Pa O'Sullivan

Personal information
- Born: 16/12/77 Killorglin, County Kerry
- Height: 6 ft 1 in (185 cm)

Sport
- Sport: Gaelic football
- Position: Forward

Club
- Years: Club
- 1990s-2000s: Laune Rangers

Club titles
- Kerry titles: 4
- Munster titles: 1
- All-Ireland Titles: 1

College
- Years: College
- Tralee IT

College titles
- Sigerson titles: 2

Inter-county
- Years: County
- 1998-2000: Kerry

Inter-county titles
- Munster titles: )
- All-Irelands: 0
- NFL: 0
- All Stars: 0

= Pa O'Sullivan =

Irish Gaelic footballer

Pa O'Sullivan was a Gaelic footballer from Killorglin, County Kerry. He played with Kerry at all levels during the 1990s. He was described as a 'star' and a 'teen sensation' for Kerry during the 90's.

==Club==

He enjoyed much success at club level with Laune Rangers. In 1995 he won county Minor, Under and Senior titles with the club. He later won a Munster Senior Club Football Championship in 1995. He was later part of the panel as the club won the 1996 All-Ireland Senior Club Football Championship. Later in 1996 he won a second county and Munster titles.

==Schools==

In 1996 he won a Corn Uí Mhuirí and Hogan Cup with the Intermediate School, Killorglin as the team's captain.

==Third level==

He was one of the stats with Tralee IT teams that won Sigerson Cups in 1998 and 1999.

===Hurling===

He also played hurling with Kerry and Under 14 and 16 levels.

==Minor==

He joined the Kerry minor team during the 1994 championship. Wins over Limerick, Cork and Clare saw O'Sullivan win a Munster title. He missed out on the All-Ireland semi-final win over Armagh. He returned for the All-Ireland final against Galway. He scored a point as Kerry took the title.

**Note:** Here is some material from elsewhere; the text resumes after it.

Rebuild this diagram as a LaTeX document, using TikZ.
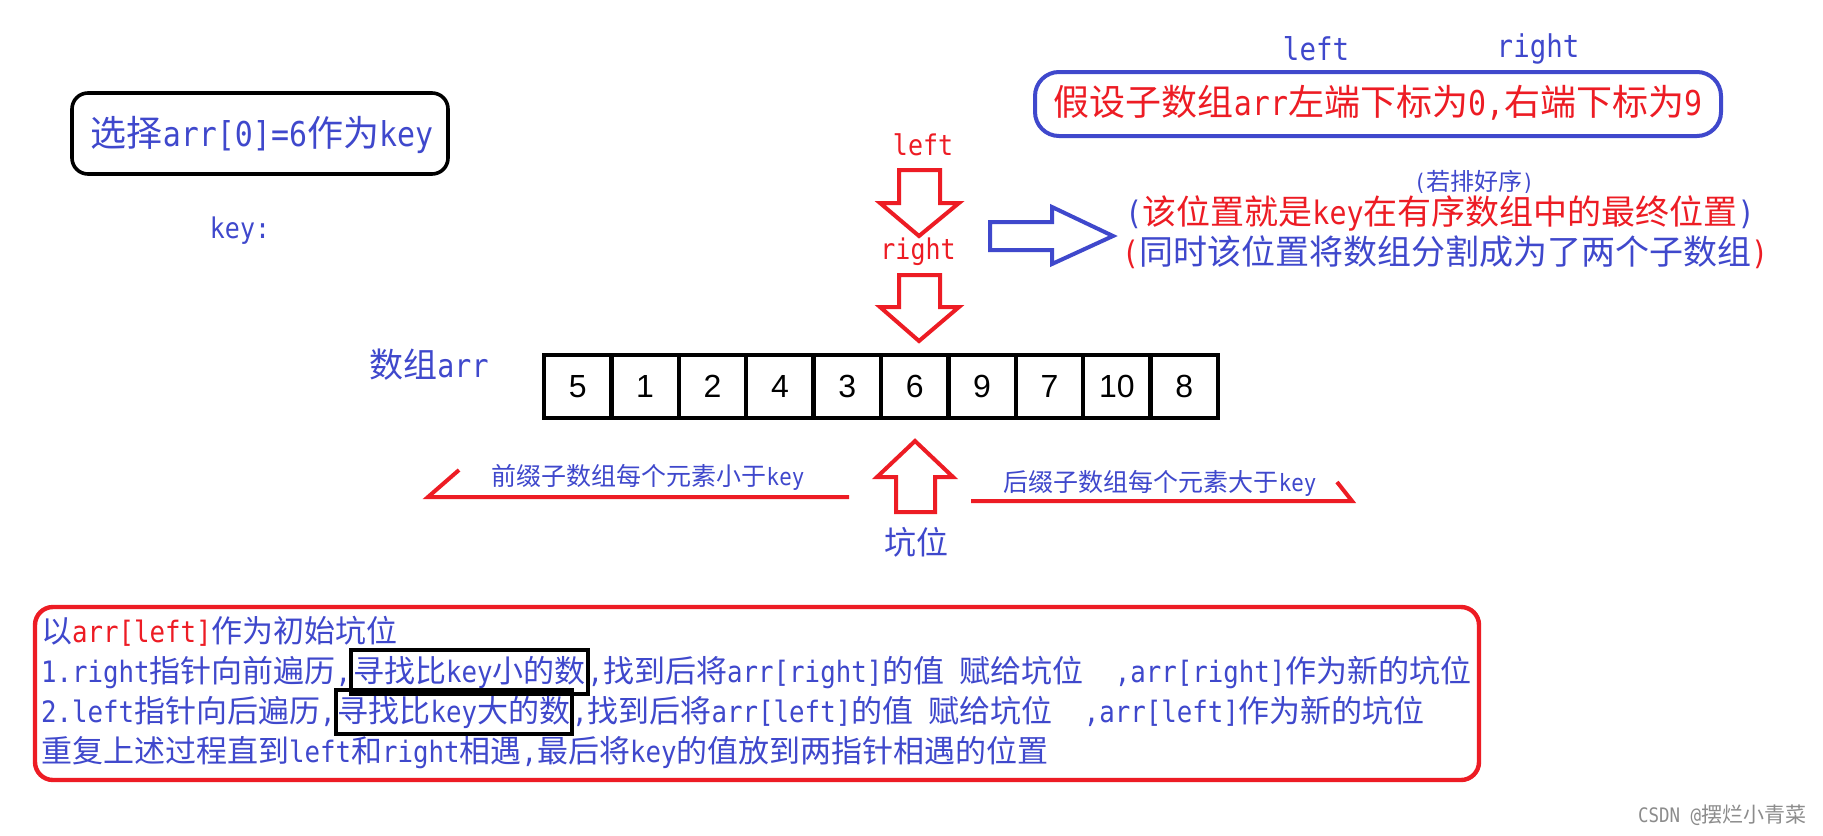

He was underage again in 1995, but Kerry lost out to Cork in the Munster first round after a replay.

==Under 21==

He then moved on to the counties Under 21 team. His first game was when he came on as a sub in the 1996 All-Ireland semi-final win over Galway

He was a requler in the team during the 1997 season. Win over Limerick where he scored 3 points, Clare where he scored 1-04 and Cork after a replay where he scored 1-04 and 4 points seen him win a Munster Under-21 Football Championship. Despite 6 points from O'Sullivan Kerry lost out to Meath in the All-Ireland semi-final.